The answer is $\alpha=0$ only, which clearly works (take $f(x)=x$, for instance). Now suppose $\alpha>0$. By fixing $y$ and varying $x$, we find that $f$ is nondecreasing. This implies $f(x^\alpha+y) \geq f(y)+f(y)^\alpha$ for all $x>0$, so $f$ is discontinuous everywhere since $f(x+y)-f(y)$ is bounded below by a positive constant (depending on $y$ but not $x$). But monotonic functions are continuous almost everywhere: contradiction. $\blacksquare$

If $\alpha = 0$, then $f(x)= x$ satisfies the problem. Suppose there exists a funtion $f$ for some $\alpha >0$. $\textbf{Claim 1.}$ $f$ is increasing. $\textbf{Claim 2.}$ $\text{inf}f = 0$. $\textbf{Claim 3.}$ $\text{sup}f = + \infty$. All claims are very simple to check.
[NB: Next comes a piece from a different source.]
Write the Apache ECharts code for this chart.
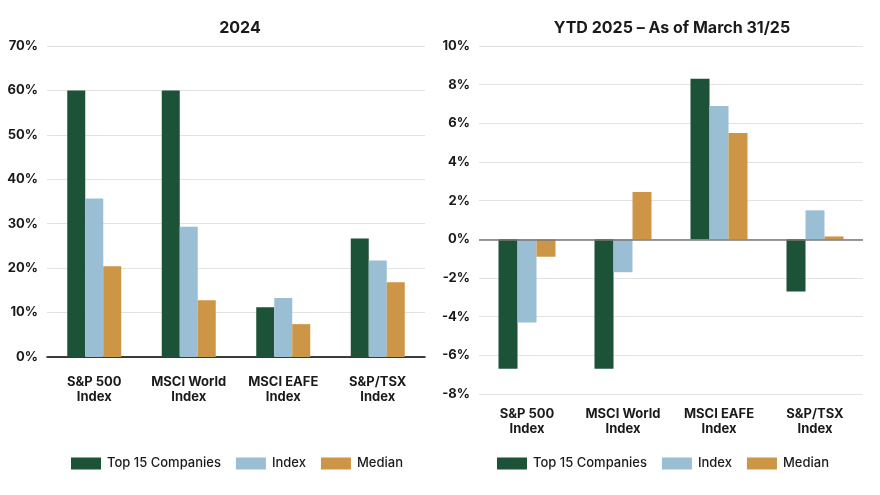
<!DOCTYPE html>
<html>
<head>
<meta charset="utf-8">
<script src="https://cdn.jsdelivr.net/npm/echarts@6/dist/echarts.min.js"></script>
<style>
  html, body { margin: 0; padding: 0; background: #fff; }
  #main { width: 880px; height: 495px; }
</style>
</head>
<body>
<div id="main"></div>
<script>
var categories = ['S&P 500\nIndex', 'MSCI World\nIndex', 'MSCI EAFE\nIndex', 'S&P/TSX\nIndex'];
var seriesNames = ['Top 15 Companies', 'Index', 'Median'];

// 2024 returns (%)
var top15_2024 = [60.0, 60.0, 11.2, 26.7];
var index_2024 = [35.7, 29.3, 13.3, 21.7];
var median_2024 = [20.4, 12.8, 7.4, 16.8];

// YTD 2025 returns (%)
var top15_2025 = [-6.7, -6.7, 8.3, -2.7];
var index_2025 = [-4.3, -1.7, 6.9, 1.5];
var median_2025 = [-0.9, 2.45, 5.5, 0.15];

var colors = ['#1c5237', '#9abfd4', '#cd9546'];
var fontFam = 'Inter, "Noto Sans", sans-serif';
var textColor = '#1a1a1a';

var chart = echarts.init(document.getElementById('main'));

function bar(name, data, idx, extra) {
    var s = {
        name: name,
        type: 'bar',
        xAxisIndex: idx,
        yAxisIndex: idx,
        data: data,
        barGap: '0%',
        itemStyle: { color: colors[seriesNames.indexOf(name)] }
    };
    if (extra) Object.assign(s, extra);
    return s;
}

var legendBase = {
    top: 457, padding: 0, itemWidth: 30, itemHeight: 12, itemGap: 15,
    icon: 'rect',
    data: seriesNames,
    textStyle: { fontSize: 13, fontWeight: 500, color: textColor, fontFamily: fontFam, padding: [0, 0, 0, 1] }
};

var option = {
    animation: false,
    textStyle: { fontFamily: fontFam },
    title: [
        { text: '2024', left: 235, top: 15, textAlign: 'center',
          textStyle: { fontSize: 16, fontWeight: 'bold', color: textColor } },
        { text: 'YTD 2025 \u2013 As of March 31/25', left: 667, top: 15, textAlign: 'center',
          textStyle: { fontSize: 16, fontWeight: 'bold', color: textColor } }
    ],
    legend: [
        Object.assign({}, legendBase, { left: 71 }),
        Object.assign({}, legendBase, { left: 497 })
    ],
    grid: [
        { left: 47, right: 455, top: 46, height: 311 },
        { left: 479, right: 17, top: 46, height: 348 }
    ],
    xAxis: [
        { type: 'category', gridIndex: 0, data: categories,
          axisTick: { show: false },
          axisLine: { lineStyle: { color: '#000', width: 1.5 } },
          axisLabel: { interval: 0, margin: 18, fontSize: 13, fontWeight: 'bold', color: textColor, lineHeight: 15 } },
        { type: 'category', gridIndex: 1, data: categories,
          axisTick: { show: false },
          axisLine: { show: false, onZero: false },
          axisLabel: { interval: 0, margin: 13, fontSize: 13, fontWeight: 'bold', color: textColor, lineHeight: 15 } }
    ],
    yAxis: [
        { type: 'value', gridIndex: 0, min: 0, max: 70, interval: 10,
          axisLabel: { formatter: '{value}%', fontSize: 13, fontWeight: 'bold', color: textColor, margin: 9 },
          splitLine: { lineStyle: { color: '#e2e2e2' } } },
        { type: 'value', gridIndex: 1, min: -8, max: 10, interval: 2,
          axisLabel: { formatter: '{value}%', fontSize: 13, fontWeight: 'bold', color: textColor, margin: 9 },
          splitLine: { lineStyle: { color: '#e2e2e2' } } }
    ],
    series: [
        bar('Top 15 Companies', top15_2024, 0, { barWidth: 18 }),
        bar('Index', index_2024, 0, { barWidth: 18 }),
        bar('Median', median_2024, 0, { barWidth: 18 }),
        bar('Top 15 Companies', top15_2025, 1, { barWidth: 19,
            markLine: { silent: true, symbol: 'none', label: { show: false },
                        lineStyle: { color: '#777', width: 1.5, type: 'solid' },
                        data: [{ yAxis: 0 }] } }),
        bar('Index', index_2025, 1, { barWidth: 19 }),
        bar('Median', median_2025, 1, { barWidth: 19 })
    ]
};

chart.setOption(option);
</script>
</body>
</html>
Define $L: \mathbb{R}^{+} \to \mathbb{R}_{\geq 0}$ such that $$ L(x) = \lim_{z \to x^{+} }f(z)$$The right-sided limit exists because the function is increasing, and the limit is: $$ \lim_{z \to x^{+}}f(z) = \inf_{z> x} f(z)$$Therefore, $$ \lim_{x \to 0^+ }f(x^{\alpha} + y) = \lim_{x \to 0^{+}}(f(x+y))^{\alpha} + \lim_{x \to 0^{+}}f(y) \iff L(y) = (L(y))^{\alpha} + f(y) > (L(y))^{\alpha}$$However, if $\text{inf}f = 0$, then there exists $x_0$ such that $f(x_0)< 1$. Consequently, for all $x<x_0$: $$ L(x)< 1 \Rightarrow L(x) > L(x)^{\alpha} \iff \alpha>1$$By the same logic: $\text{sup}f = + \infty $, then there exists $x_0$ such that $f(x_0)>1$. Thus, for all $x> x_0$: $$ L(x)>1 \Rightarrow L(x) > L(x)^{\alpha} \iff \alpha <1 $$CONTRADICTION!! Therefore, the only solution is $\alpha = 0$.